= 1980 New Zealand National Soccer League =

11th season of a nationwide round-robin club competition in New Zealand football

The 1980 New Zealand National Soccer League was the 11th season of a nationwide round-robin club competition in New Zealand football. Mount Wellington became the first club to win back-to-back titles and also the first club to win the league four times, though their winning margin was significantly smaller than in 1979.

==Promotion and relegation==
Promotion was automatic, with the three lowest placed sides in the 1979 league (Manawatu United, Courier Rangers, and Eastern Suburbs) replaced by the winners of the northern, central, and southern leagues (Hamilton, Gisborne City, and Rangers respectively).

==Team performance==
Mount Wellington's win may have been only bo four points (down from the 14 points in 1979), but it was still a heavy victory. No other team looked like serious contenders. The Mount set several league records, notably a 9–1 win over Stop Out in Lower Hutt which was the league's biggest winning margin to that time, and also an unbeaten run of 13 matches which beat the league's previous record. Gisborne City's first season in the top flight since 1976 was successful, and an undefeated season at home enabled them to finish second overall. Manurewa finished third, and could have finished higher if its home record had been as good as its form on the road. Wellington Diamond United improved from a poor start to the season which saw them briefly at the foot of the table, and they managed to pull themselves up to fourth.

Hanimex North Shore United and the newly promoted Dunedin City rounded out the top half of the table. A poor start to the season by Shore and a mid-season slump from the southerners hindered the two sides from finishing higher up the table. Christchurch United had a poor season by their high standards, finishing in seventh. Their season started strongly with five wins on the trot, but their luck changed dramatically and they only won one of their last 14 games. Hamilton's second spell as a national league side started with them finishing in a comfortable if not brilliant position in eighth. Their home form was good, but they were let down by their away record, and the defence which had only let in four goals in their 1979 regional season found the national league an entirely different proposition.
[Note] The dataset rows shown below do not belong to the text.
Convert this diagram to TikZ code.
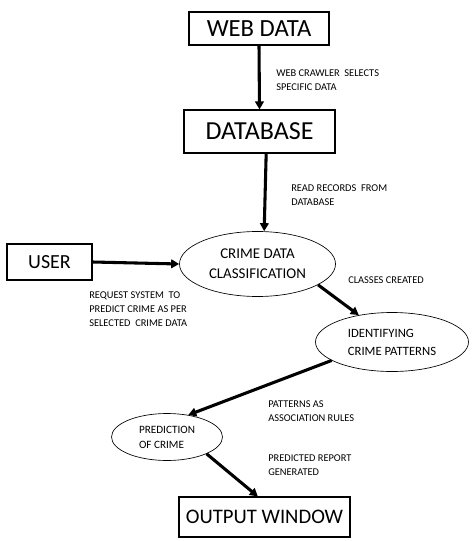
\documentclass[tikz,border=0pt]{standalone}
\usepackage{fontspec}
\setmainfont{Carlito}
\usetikzlibrary{arrows.meta,positioning,shapes.geometric,calc}

\begin{document}
\begin{tikzpicture}[
    x=0.75pt, y=-0.75pt,
    flowbox/.style={
      draw=black,
      line width=0.8pt,
      rectangle,
      inner sep=0pt
    },
    flowcell/.style={
      draw=black,
      line width=0.5pt,
      ellipse,
      inner sep=0pt,
      align=left
    },
    flowarrow/.style={
      line width=2.3pt,
      -{Triangle[length=6pt,width=6.5pt]}
    },
    flownote/.style={
      anchor=north west,
      inner sep=0pt,
      align=left,
      font=\fontsize{7.8}{10.5}\selectfont
    }]

    \useasboundingbox (0,0) rectangle (474,541);

    % Boxes
    \node[flowbox,minimum width=105pt,minimum height=24.75pt,
          font=\fontsize{18.5}{20}\selectfont] (web) at (259,28.5) {WEB DATA};
    \node[flowbox,minimum width=113.25pt,minimum height=32.25pt,
          font=\fontsize{19.5}{21}\selectfont] (db) at (259.5,131.5) {DATABASE};
    \node[flowbox,minimum width=63.75pt,minimum height=27pt,
          font=\fontsize{15}{17}\selectfont] (user) at (49.5,262) {USER};
    \node[flowbox,minimum width=128.25pt,minimum height=30pt,
          font=\fontsize{15.5}{17}\selectfont] (out) at (264.5,517) {OUTPUT WINDOW};

    % Processes
    \node[flowcell,align=center,minimum width=117pt,minimum height=48.75pt,
          font=\fontsize{11.2}{15}\selectfont] (cls) at (257.5,264)
          {CRIME DATA\\CLASSIFICATION};
    \node[flowcell,minimum width=114.75pt,minimum height=44.25pt,
          font=\fontsize{9.5}{13.5}\selectfont] (pat) at (392,342)
          {IDENTIFYING\\CRIME PATTERNS};
    \node[flowcell,minimum width=83.25pt,minimum height=35.25pt,
          font=\fontsize{8.4}{11.25}\selectfont] (pred) at (167,437)
          {PREDICTION\\OF CRIME};

    % Arrows
    \draw[flowarrow] (web.south) -- (db.north);
    \draw[flowarrow] ([xshift=5pt]db.south) -- ([xshift=5pt]cls.north);
    \draw[flowarrow] (user.east) -- (cls.west);
    \draw[flowarrow] (cls.-19) -- (pat.141);
    \draw[flowarrow] (pat.197) -- (pred.46);
    \draw[flowarrow] (pred.-23) -- ([xshift=-5pt]out.north);

    % Notes
    \node[flownote] (n1) at (276,69) {WEB CRAWLER\ \ SELECTS\\SPECIFIC DATA};
    \node[flownote] (n2) at (291,184) {READ RECORDS\ \ FROM\\DATABASE};
    \node[flownote] (n3) at (89,291) {REQUEST SYSTEM\ \ TO\\PREDICT CRIME AS PER\\SELECTED\ \ CRIME DATA};
    \node[flownote] (n4) at (348,276) {CLASSES CREATED};
    \node[flownote] (n5) at (268,400) {PATTERNS AS\\ASSOCIATION RULES};
    \node[flownote] (n6) at (268,454) {PREDICTED REPORT\\GENERATED};
\end{tikzpicture}
\end{document}
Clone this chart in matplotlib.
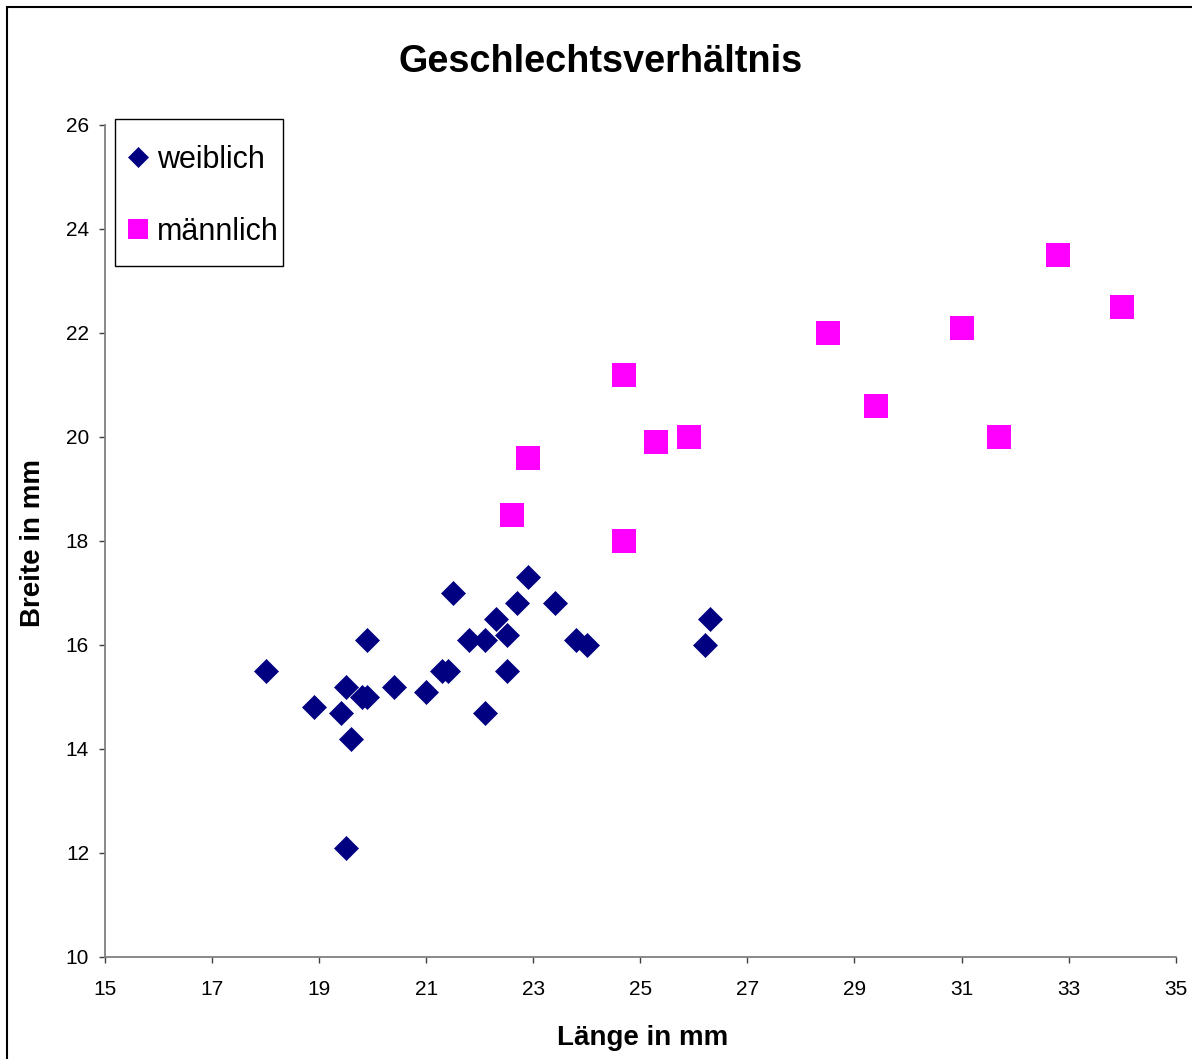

Rangers' debut season was forgettable, though they did finish above the drop zone. They never fully recovered from losing five of their first seven games, and it was only a good spell in the middle of the season which enabled them to retain their league status. The three teams which did go down included two founding members of the league, Stop Out and Blockhouse Bay. Stop Out's season was poor but they did have one thing for which it was memorable — the debut of a young Wynton Rufer, later to make his mark both in New Zealand and overseas. Blockhouse Bay had been inaugural champions of the league in 1970, but a decade on their team was not of the same standard, and they never recovered from 10 defeats in their first 12 matches. Last-placed Nelson United also had a horror start to the season, though a mid-season revival did raise supporters' hopes of survival. It was not to be, however, and the Nelson side slumped to four losses in their last four games.

==League table==

| Pos | Team | Pld | W | D | L | GF | GA | GD | Pts |
|---|---|---|---|---|---|---|---|---|---|
| 1 | Mount Wellington (C) | 22 | 15 | 5 | 2 | 53 | 19 | +34 | 35 |
| 2 | Gisborne City | 22 | 11 | 9 | 2 | 44 | 24 | +20 | 31 |
| 3 | Manurewa | 22 | 10 | 6 | 6 | 39 | 32 | +7 | 26 |
| 4 | Wellington United | 22 | 9 | 8 | 5 | 31 | 26 | +5 | 26 |
| 5 | North Shore United | 22 | 11 | 2 | 9 | 28 | 27 | +1 | 24 |
| 6 | Dunedin City | 22 | 6 | 8 | 8 | 37 | 32 | +5 | 20 |
| 7 | Christchurch United | 22 | 7 | 6 | 9 | 34 | 33 | +1 | 20 |
| 8 | Melville United | 22 | 7 | 5 | 10 | 26 | 36 | −10 | 19 |
| 9 | Rangers | 22 | 7 | 3 | 12 | 31 | 41 | −10 | 17 |
| 10 | Stop Out (R) | 22 | 6 | 5 | 11 | 27 | 46 | −19 | 17 |
| 11 | Bay Olympic (R) | 22 | 5 | 5 | 12 | 30 | 43 | −13 | 15 |
| 12 | Nelson United (R) | 22 | 6 | 2 | 14 | 31 | 52 | −21 | 14 |

==Sources==
- Hilton, T. (1991) An association with soccer. Auckland: The New Zealand Football Association. ISBN 0-473-01291-X.